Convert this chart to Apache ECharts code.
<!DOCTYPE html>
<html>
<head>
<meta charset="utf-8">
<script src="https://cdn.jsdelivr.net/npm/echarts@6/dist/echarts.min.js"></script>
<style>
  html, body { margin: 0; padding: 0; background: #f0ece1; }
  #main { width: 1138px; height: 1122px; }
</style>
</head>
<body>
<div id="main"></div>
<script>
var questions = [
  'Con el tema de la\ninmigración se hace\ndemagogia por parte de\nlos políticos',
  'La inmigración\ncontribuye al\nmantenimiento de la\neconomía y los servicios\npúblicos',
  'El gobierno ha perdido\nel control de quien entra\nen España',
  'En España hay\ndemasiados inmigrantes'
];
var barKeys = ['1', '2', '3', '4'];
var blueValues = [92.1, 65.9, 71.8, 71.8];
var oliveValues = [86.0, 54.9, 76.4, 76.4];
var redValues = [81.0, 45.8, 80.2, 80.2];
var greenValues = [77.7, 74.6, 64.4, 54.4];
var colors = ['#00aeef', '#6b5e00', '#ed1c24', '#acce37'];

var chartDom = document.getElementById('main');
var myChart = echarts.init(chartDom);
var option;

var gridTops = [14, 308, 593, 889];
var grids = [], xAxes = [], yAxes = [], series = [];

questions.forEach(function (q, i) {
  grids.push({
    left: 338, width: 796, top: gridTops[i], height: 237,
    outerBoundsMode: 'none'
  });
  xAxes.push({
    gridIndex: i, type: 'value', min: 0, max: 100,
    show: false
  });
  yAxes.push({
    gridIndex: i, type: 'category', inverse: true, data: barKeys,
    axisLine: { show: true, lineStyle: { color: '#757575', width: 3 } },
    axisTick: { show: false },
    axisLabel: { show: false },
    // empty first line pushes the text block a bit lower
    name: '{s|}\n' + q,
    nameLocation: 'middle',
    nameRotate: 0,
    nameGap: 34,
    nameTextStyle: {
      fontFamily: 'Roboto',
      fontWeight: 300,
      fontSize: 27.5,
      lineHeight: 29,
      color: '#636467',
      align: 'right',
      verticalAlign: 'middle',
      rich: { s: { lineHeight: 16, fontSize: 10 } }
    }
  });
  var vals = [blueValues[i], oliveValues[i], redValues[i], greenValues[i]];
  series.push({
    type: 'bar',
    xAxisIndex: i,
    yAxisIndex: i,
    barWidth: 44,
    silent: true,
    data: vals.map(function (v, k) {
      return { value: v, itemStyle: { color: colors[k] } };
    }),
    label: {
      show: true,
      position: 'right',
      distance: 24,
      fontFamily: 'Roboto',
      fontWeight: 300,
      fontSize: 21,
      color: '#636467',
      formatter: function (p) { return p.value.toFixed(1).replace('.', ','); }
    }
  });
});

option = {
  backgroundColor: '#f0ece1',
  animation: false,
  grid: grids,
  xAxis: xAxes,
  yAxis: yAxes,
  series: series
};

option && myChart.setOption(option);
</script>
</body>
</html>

--

Repeat the material above exactly.

[Task solution]
Convert this chart to Apache ECharts code.
<!DOCTYPE html>
<html>
<head>
<meta charset="utf-8">
<script src="https://cdn.jsdelivr.net/npm/echarts@6/dist/echarts.min.js"></script>
<style>
  html, body { margin: 0; padding: 0; background: #f0ece1; }
  #main { width: 1138px; height: 1122px; }
</style>
</head>
<body>
<div id="main"></div>
<script>
var questions = [
  'Con el tema de la\ninmigración se hace\ndemagogia por parte de\nlos políticos',
  'La inmigración\ncontribuye al\nmantenimiento de la\neconomía y los servicios\npúblicos',
  'El gobierno ha perdido\nel control de quien entra\nen España',
  'En España hay\ndemasiados inmigrantes'
];
var barKeys = ['1', '2', '3', '4'];
var blueValues = [92.1, 65.9, 71.8, 71.8];
var oliveValues = [86.0, 54.9, 76.4, 76.4];
var redValues = [81.0, 45.8, 80.2, 80.2];
var greenValues = [77.7, 74.6, 64.4, 54.4];
var colors = ['#00aeef', '#6b5e00', '#ed1c24', '#acce37'];

var chartDom = document.getElementById('main');
var myChart = echarts.init(chartDom);
var option;

var gridTops = [14, 308, 593, 889];
var grids = [], xAxes = [], yAxes = [], series = [];

questions.forEach(function (q, i) {
  grids.push({
    left: 338, width: 796, top: gridTops[i], height: 237,
    outerBoundsMode: 'none'
  });
  xAxes.push({
    gridIndex: i, type: 'value', min: 0, max: 100,
    show: false
  });
  yAxes.push({
    gridIndex: i, type: 'category', inverse: true, data: barKeys,
    axisLine: { show: true, lineStyle: { color: '#757575', width: 3 } },
    axisTick: { show: false },
    axisLabel: { show: false },
    // empty first line pushes the text block a bit lower
    name: '{s|}\n' + q,
    nameLocation: 'middle',
    nameRotate: 0,
    nameGap: 34,
    nameTextStyle: {
      fontFamily: 'Roboto',
      fontWeight: 300,
      fontSize: 27.5,
      lineHeight: 29,
      color: '#636467',
      align: 'right',
      verticalAlign: 'middle',
      rich: { s: { lineHeight: 16, fontSize: 10 } }
    }
  });
  var vals = [blueValues[i], oliveValues[i], redValues[i], greenValues[i]];
  series.push({
    type: 'bar',
    xAxisIndex: i,
    yAxisIndex: i,
    barWidth: 44,
    silent: true,
    data: vals.map(function (v, k) {
      return { value: v, itemStyle: { color: colors[k] } };
    }),
    label: {
      show: true,
      position: 'right',
      distance: 24,
      fontFamily: 'Roboto',
      fontWeight: 300,
      fontSize: 21,
      color: '#636467',
      formatter: function (p) { return p.value.toFixed(1).replace('.', ','); }
    }
  });
});

option = {
  backgroundColor: '#f0ece1',
  animation: false,
  grid: grids,
  xAxis: xAxes,
  yAxis: yAxes,
  series: series
};

option && myChart.setOption(option);
</script>
</body>
</html>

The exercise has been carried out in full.